Now filled with the history of the city I wanted to take a famous taxi cab tour of West Belfast, the areas that are cordoned off according to your religious lines. Catholics on one side, with Irish flags waving sparingly, and the Protestants, with the Union Jacks plastered upon anything that would stand.
However, before I set off for one of these tours, I needed some sustenance. So I decided to get lunch (fish and chips, of course) at one of Belfast’s oldest establishments, the Crown Liquor Saloon.
The Crown dates back to 1826, and is spectacular inside and out. Fitted out with individual “snugs” for a private dining and drinking experience, and spectacular architecture. Since the downstairs bar area was rather crowded, I went upstairs to the dining saloon to have my tea first and then my fish and chips. I had a romantic table in the corner, where I could watch the traffic in front of the Europa hotel, which was one of the the most bombed buildings during The Troubles.
After filling up, it was time for one of the famous taxi tours of the city. I has taken one before in 2012, however, that was before I read Caroline Oceana Ryan’s “Adventures In Belfast.” Now that I had such an intimate portrait of the city in my head, I wanted to see it again with new eyes. The Falls Road and Shankill Road are the main thoroughfares in the city, controlled by the Republicans and the Loyalists, respectively. Each one is decorated with colorful murals, dedicated to the various martyrs and causes close to the heart of each side.

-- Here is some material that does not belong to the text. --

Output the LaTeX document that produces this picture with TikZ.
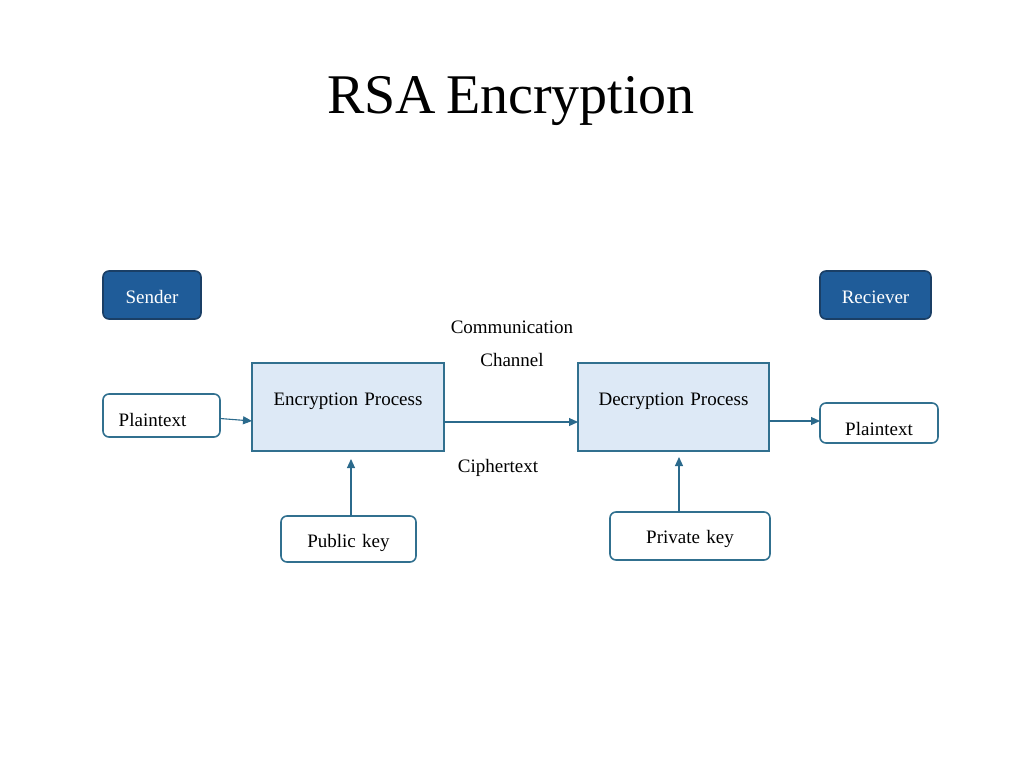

The murals really are spectacular, colorful and touching, yet menacing at the same time. Seeing gunmen painted on the sides of walls with smiles on their faces–that part was the most shocking. Having your cab driver (mine was spectacular) point out places where, just 30 years ago, people were gunned down in the streets, was eerie. It was an uneasy yet necessary part of knowing Belfast.
You can even sign the Peace Wall, one of the walls separating the Republican/Catholic and Loyalist/Protestant sides. Bill Clinton did it in 1995, and I did it, too!
My tour cost around thirty pounds, and it was worth every cent. I definitely recommend taking a tour when you’re in Belfast, it gives you a much better idea and appreciation for the city.
So, after my cab ride, I was too close to my hostel to head back to the city centre, so I wandered into a Starbucks (not my most international experience) to have coffee and charge my phone. While there I met the most wonderful girl, Michelle. We instantly hit it off because she wants to move to America, and I of course want to live in Belfast! It was one of those experiences where you feel you’ve met someone at the exact right time in both your lives. We must have sat in that Starbucks for 3 hours talking about everything, and now we’re like best friends! She’s even coming to visit me in Dublin in a few weeks!